Kilka dni po wymianie "uprzejmości" między Hillary Clinton ("niezbyt inteligentna"), a Koreą Północną ("niesforne dziecko"), pojawił się bardziej stonowany gest. Sekretarz stanu USA Hillary Clinton oświadczyła w niedzielę, że światowe mocarstwa pragną, aby Korea Północna powróciła do stołu rokowań w sprawie jej programu nuklearnego. Wcześniej Clinton namawiała do izolacji Korei Północnej.
- Nie zadowolą nas połowiczne działania, a Korea Północna wie już czego oczekuje od niej społeczność międzynarodowa - powiedziała Clinton w programie "Meet the Press" w telewizji NBC. - Nadal chcemy aby Korea Północna powróciła do stołu negocjacji i aby uczestniczyła w międzynarodowych wysiłkach prowadzących do denuklearyzacji - dodała szefowa amerykańskiej dyplomacji.
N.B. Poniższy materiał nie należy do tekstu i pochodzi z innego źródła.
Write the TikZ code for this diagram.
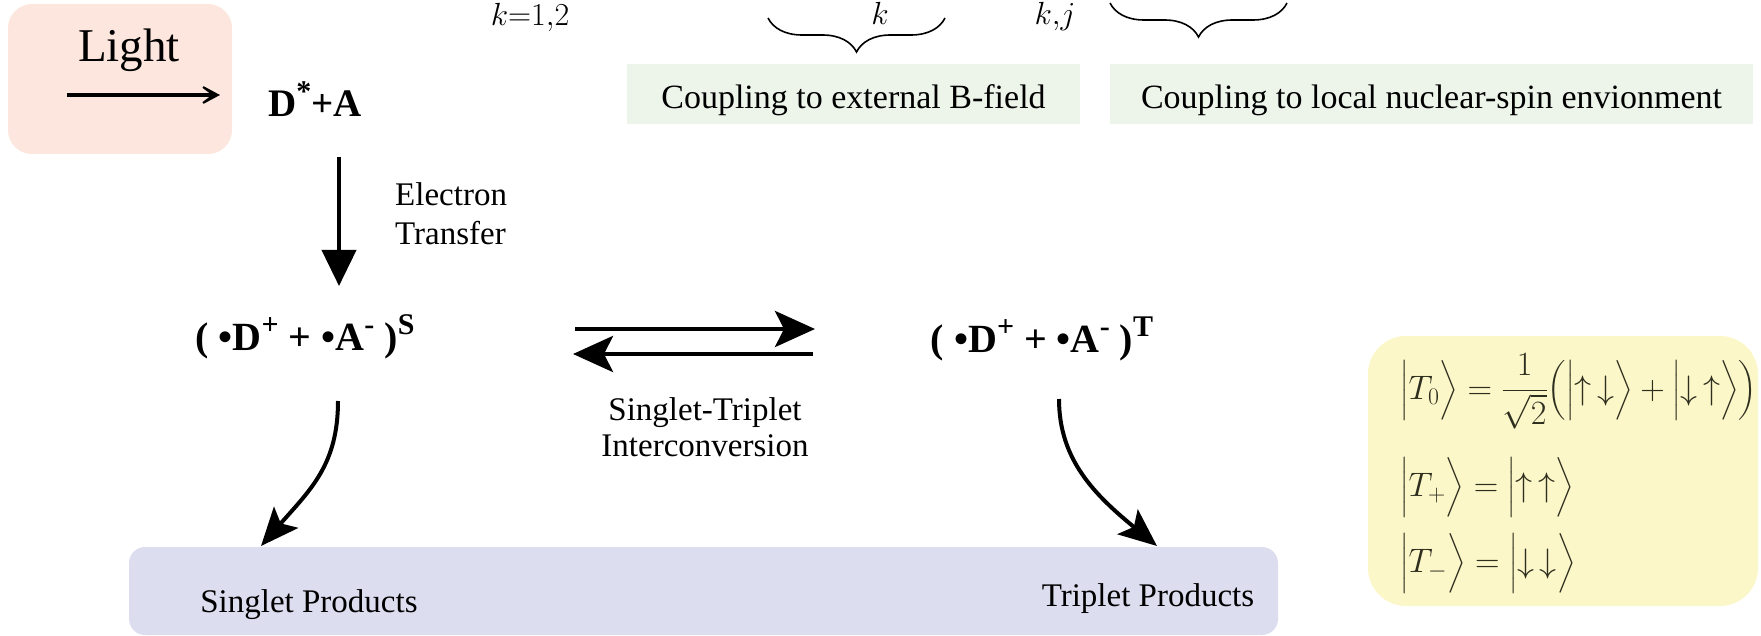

Clinton podkreśliła, że w rozwiązywaniu problemów dotyczących Korei Północnej stawia na "wielkie współdziałanie" z Japonią, Chinami, Koreą Południową i Rosją. Dodała, że kraje te wdrażają sankcje przyjęte przez Radę Bezpieczeństwa ONZ po przeprowadzeniu przez Koreę Płn. 25 maja próby nuklearnej, a następnie kilku testów rakietowych.
Sekretarz stanu USA podkreśliła rolę Chin, które wysłały w tym tygodniu do Waszyngtonu delegację wysokich funkcjonariuszy na rozmowy w sprawach dotyczących powiązań gospodarczych i strategicznych z USA. Oczekuje się, że w tych rozmowach zostanie także poruszony problem Korei Płn.
Wymiana "uprzejmości"
Między Clinton a przedstawicielami Korei Płn. doszło w ostatnich dniach do szermierki słownej. Sekretarz stanu powiedziała o państwie północnokoreańskim, że zachowuje się jak niesforne dziecko, na co usłyszała w odpowiedzi, że jest "wulgarna" i "niezbyt inteligentna". Clinton wspomniała też o "głębokiej izolacji" Korei Płn., co miał pokazać pobyt jej przedstawicieli na spotkaniu krajów ASEAN w Tajlandii w ubiegłym tygodniu: Północni Koreańczycy zachowywali się w sposób prowokacyjny i byli przez ogół ignorowani.
Clinton do Izraela: dajcie nam działać
Wypowiadając się w sprawie irańskiego programu nuklearnego, szefowa amerykańskiej dyplomacji zaapelowała do Izraela, aby "dał polityce amerykańskiej szansę działania". Dodała też, że Iran musi zrozumieć, iż Stany Zjednoczone nigdy nie pozwolą mu na wyprodukowanie broni atomowej. Jednocześnie oświadczyła, że Waszyngton nadal jest gotów do dialogu z Teheranem w sprawie jego programu atomowego.
Panuje coraz większa obawa, że Izrael, uważany za pierwszy cel irańskiego programu zbrojeniowego, może zadać pierwszy cios w celu zniszczenia irańskich instalacji nuklearnych, zanim ten islamski reżim będzie w stanie wyprodukować bombę atomową.
Clinton wyraziła w niedzielę nadzieję, iż państwo żydowskie rozumie, że amerykańskie próby rozmawiania z Iranem są najlepszym podejściem do problemu.